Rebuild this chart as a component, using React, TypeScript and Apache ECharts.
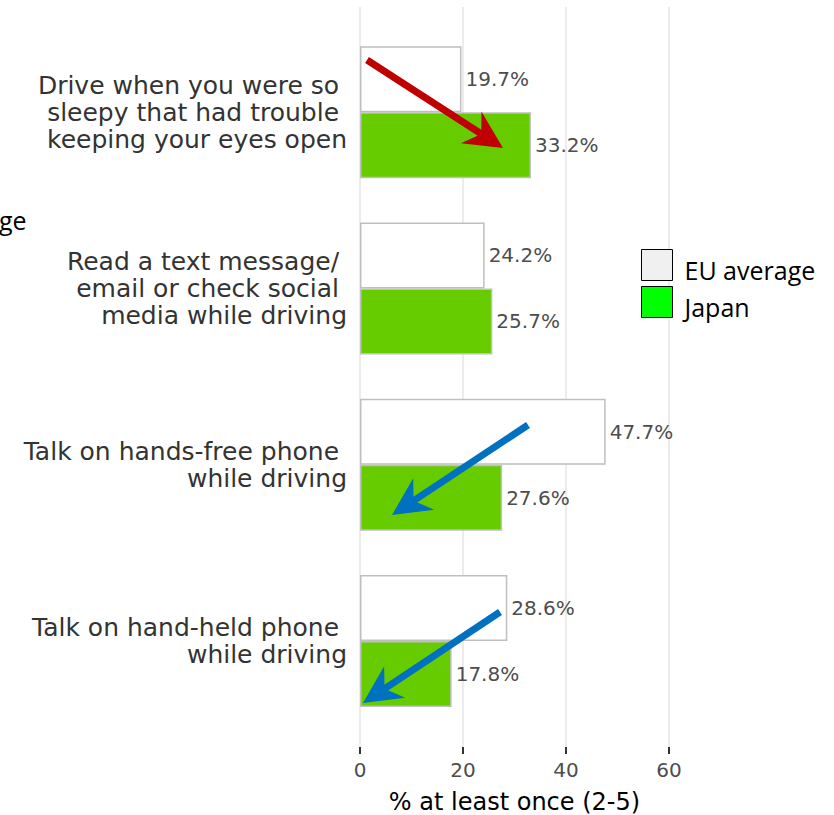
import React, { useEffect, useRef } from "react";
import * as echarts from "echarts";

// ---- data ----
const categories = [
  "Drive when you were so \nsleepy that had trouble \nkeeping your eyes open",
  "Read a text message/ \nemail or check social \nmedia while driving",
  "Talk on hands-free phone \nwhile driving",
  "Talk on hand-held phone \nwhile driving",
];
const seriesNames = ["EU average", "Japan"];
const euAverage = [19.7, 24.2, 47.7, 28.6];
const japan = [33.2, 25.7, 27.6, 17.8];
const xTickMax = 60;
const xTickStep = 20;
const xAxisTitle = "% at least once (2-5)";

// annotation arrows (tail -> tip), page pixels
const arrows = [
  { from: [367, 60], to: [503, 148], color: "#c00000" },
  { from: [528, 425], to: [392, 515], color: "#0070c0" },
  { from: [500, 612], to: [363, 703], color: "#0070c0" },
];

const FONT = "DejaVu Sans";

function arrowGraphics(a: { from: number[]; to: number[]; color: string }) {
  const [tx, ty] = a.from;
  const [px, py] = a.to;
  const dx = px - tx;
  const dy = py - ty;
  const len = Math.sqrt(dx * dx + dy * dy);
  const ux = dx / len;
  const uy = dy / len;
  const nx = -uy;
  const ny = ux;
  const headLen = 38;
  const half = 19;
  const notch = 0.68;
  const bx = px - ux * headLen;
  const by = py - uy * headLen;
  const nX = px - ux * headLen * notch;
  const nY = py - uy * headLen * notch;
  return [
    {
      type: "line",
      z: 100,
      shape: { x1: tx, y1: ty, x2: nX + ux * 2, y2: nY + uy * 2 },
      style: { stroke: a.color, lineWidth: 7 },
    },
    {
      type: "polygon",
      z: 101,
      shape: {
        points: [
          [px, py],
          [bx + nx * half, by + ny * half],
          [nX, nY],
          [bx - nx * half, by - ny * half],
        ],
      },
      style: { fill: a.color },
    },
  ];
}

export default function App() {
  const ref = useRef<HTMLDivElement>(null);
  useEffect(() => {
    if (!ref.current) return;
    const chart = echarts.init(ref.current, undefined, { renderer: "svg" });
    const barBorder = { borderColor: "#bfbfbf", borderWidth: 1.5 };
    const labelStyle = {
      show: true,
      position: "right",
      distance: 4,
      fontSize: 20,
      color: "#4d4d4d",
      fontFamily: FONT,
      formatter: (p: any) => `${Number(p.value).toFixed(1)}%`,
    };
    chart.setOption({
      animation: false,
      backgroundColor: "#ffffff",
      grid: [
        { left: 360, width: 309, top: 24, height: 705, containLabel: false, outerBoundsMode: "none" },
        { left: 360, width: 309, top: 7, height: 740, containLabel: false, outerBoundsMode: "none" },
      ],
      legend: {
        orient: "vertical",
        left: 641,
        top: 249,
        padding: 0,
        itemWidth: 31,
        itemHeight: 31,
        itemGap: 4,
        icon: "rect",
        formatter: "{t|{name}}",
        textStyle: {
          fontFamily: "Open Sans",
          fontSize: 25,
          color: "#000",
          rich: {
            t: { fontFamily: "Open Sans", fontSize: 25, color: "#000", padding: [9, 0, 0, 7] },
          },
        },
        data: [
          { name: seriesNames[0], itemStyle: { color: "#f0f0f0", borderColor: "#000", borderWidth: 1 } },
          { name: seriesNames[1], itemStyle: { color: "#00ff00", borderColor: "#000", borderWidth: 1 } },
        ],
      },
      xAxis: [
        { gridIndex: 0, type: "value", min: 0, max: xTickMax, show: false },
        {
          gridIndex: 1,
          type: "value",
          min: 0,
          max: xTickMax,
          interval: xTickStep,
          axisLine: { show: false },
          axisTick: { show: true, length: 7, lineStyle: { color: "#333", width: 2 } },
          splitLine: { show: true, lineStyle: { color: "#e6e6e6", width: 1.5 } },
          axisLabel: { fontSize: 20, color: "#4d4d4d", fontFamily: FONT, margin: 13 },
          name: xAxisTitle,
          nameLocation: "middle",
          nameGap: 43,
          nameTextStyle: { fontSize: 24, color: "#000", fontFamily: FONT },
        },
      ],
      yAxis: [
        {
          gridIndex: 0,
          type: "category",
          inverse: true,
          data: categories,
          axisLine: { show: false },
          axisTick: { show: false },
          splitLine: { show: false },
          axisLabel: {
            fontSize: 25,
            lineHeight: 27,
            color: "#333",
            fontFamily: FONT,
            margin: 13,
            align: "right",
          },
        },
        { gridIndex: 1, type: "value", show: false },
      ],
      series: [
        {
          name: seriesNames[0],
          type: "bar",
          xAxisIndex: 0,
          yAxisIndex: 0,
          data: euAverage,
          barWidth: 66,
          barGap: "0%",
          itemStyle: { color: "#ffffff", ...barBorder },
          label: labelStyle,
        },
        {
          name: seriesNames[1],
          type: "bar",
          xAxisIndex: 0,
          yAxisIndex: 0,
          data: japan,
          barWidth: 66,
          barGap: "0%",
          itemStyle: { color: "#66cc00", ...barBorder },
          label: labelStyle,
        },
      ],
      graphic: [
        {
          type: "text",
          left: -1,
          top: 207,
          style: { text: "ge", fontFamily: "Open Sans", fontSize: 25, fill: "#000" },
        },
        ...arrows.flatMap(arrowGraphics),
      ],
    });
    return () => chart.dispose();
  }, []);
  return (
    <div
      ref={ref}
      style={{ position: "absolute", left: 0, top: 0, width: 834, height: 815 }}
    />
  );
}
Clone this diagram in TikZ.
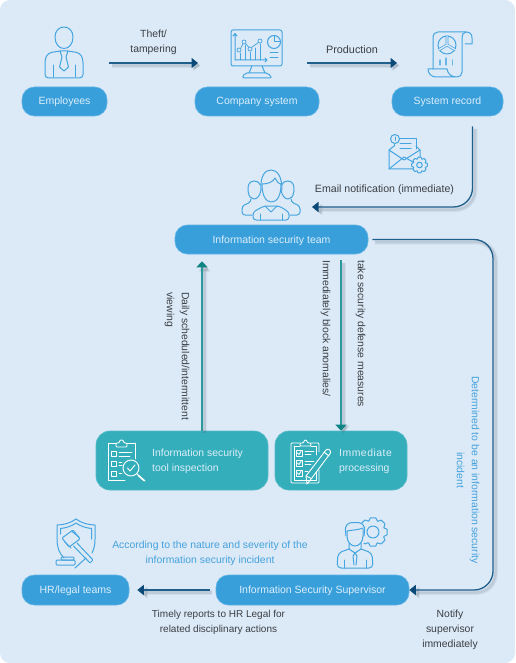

::::

EXERCISE DETAILS » Copy, from the material above, each line in which the string "this" occurs.

RESULT »
Rebuild this chart as a component, using React, TypeScript and Apache ECharts.
Clone this diagram in TikZ.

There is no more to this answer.